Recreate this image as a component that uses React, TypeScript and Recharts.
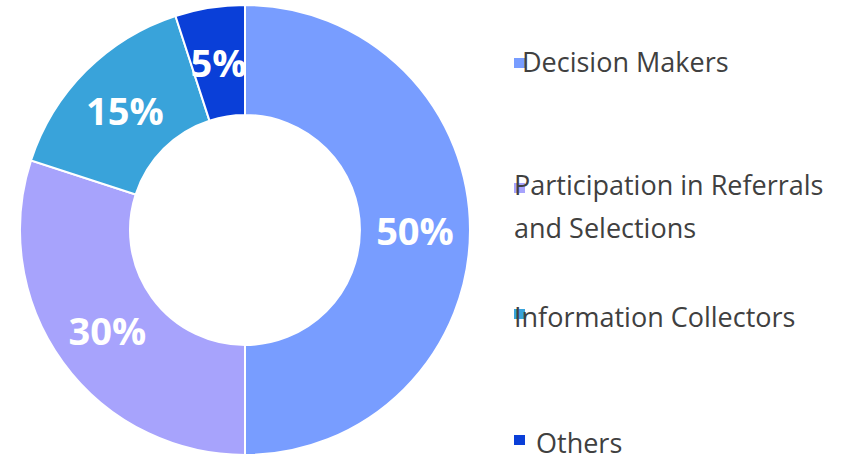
import { PieChart, Pie, Cell } from "recharts";

const categories = [
  "Decision Makers",
  "Participation in Referrals and Selections",
  "Information Collectors",
  "Others",
];
const shares = [50, 30, 15, 5];
const colors = ["#789dff", "#a7a3fc", "#39a3da", "#0a3fd8"];

const legendLines = [
  ["Decision Makers"],
  ["Participation in Referrals", "and Selections"],
  ["Information Collectors"],
  ["Others"],
];

const RADIAN = Math.PI / 180;

const data = categories.map((name, i) => ({ name, value: shares[i] }));

function renderLabel(props: any) {
  const { cx, cy, midAngle, innerRadius, outerRadius, value } = props;
  const r = (innerRadius + outerRadius) / 2;
  const x = cx + r * Math.cos(-midAngle * RADIAN);
  const y = cy + r * Math.sin(-midAngle * RADIAN);
  return (
    <text
      x={x}
      y={y}
      fill="#ffffff"
      textAnchor="middle"
      dominantBaseline="central"
      fontFamily="'Open Sans', sans-serif"
      fontWeight={700}
      fontSize={38}
    >
      {value}%
    </text>
  );
}

// legend markers sit a bit oddly over the text, same as the source
const legendPos = [
  { tops: [47], textLeft: 522, boxTop: 58 },
  { tops: [170, 213], textLeft: 514, boxTop: 183 },
  { tops: [302], textLeft: 514, boxTop: 309 },
  { tops: [428], textLeft: 536, boxTop: 435 },
];

export default function App() {
  return (
    <div
      style={{
        position: "fixed",
        left: 0,
        top: 0,
        width: 853,
        height: 459,
        background: "#ffffff",
        fontFamily: "'Open Sans', sans-serif",
        overflow: "hidden",
      }}
    >
      <PieChart width={853} height={459} margin={{ top: 0, right: 0, bottom: 0, left: 0 }}>
        <Pie
          data={data}
          dataKey="value"
          nameKey="name"
          cx={245}
          cy={230}
          innerRadius={115}
          outerRadius={225}
          startAngle={90}
          endAngle={-270}
          stroke="#ffffff"
          strokeWidth={2}
          label={renderLabel}
          labelLine={false}
          isAnimationActive={false}
        >
          {data.map((d, i) => (
            <Cell key={d.name} fill={colors[i]} />
          ))}
        </Pie>
      </PieChart>
      {legendLines.map((lines, i) => (
        <div key={categories[i]}>
          <div
            style={{
              position: "absolute",
              left: 514,
              top: legendPos[i].boxTop,
              width: 11,
              height: 10,
              background: colors[i],
            }}
          />
          {lines.map((l, j) => (
            <div
              key={l}
              style={{
                position: "absolute",
                left: legendPos[i].textLeft,
                top: legendPos[i].tops[j],
                fontSize: 27,
                lineHeight: "30px",
                color: "#404040",
                whiteSpace: "nowrap",
              }}
            >
              {l}
            </div>
          ))}
        </div>
      ))}
    </div>
  );
}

> [Aim of the task]: Please restate the material above line by line, exactly, beginning at its first line and ending with the line that contains "PieChart, Pie, Cell", without any pictures.

> [Answer for the task]:
Recreate this image as a component that uses React, TypeScript and Recharts.
import { PieChart, Pie, Cell } from "recharts";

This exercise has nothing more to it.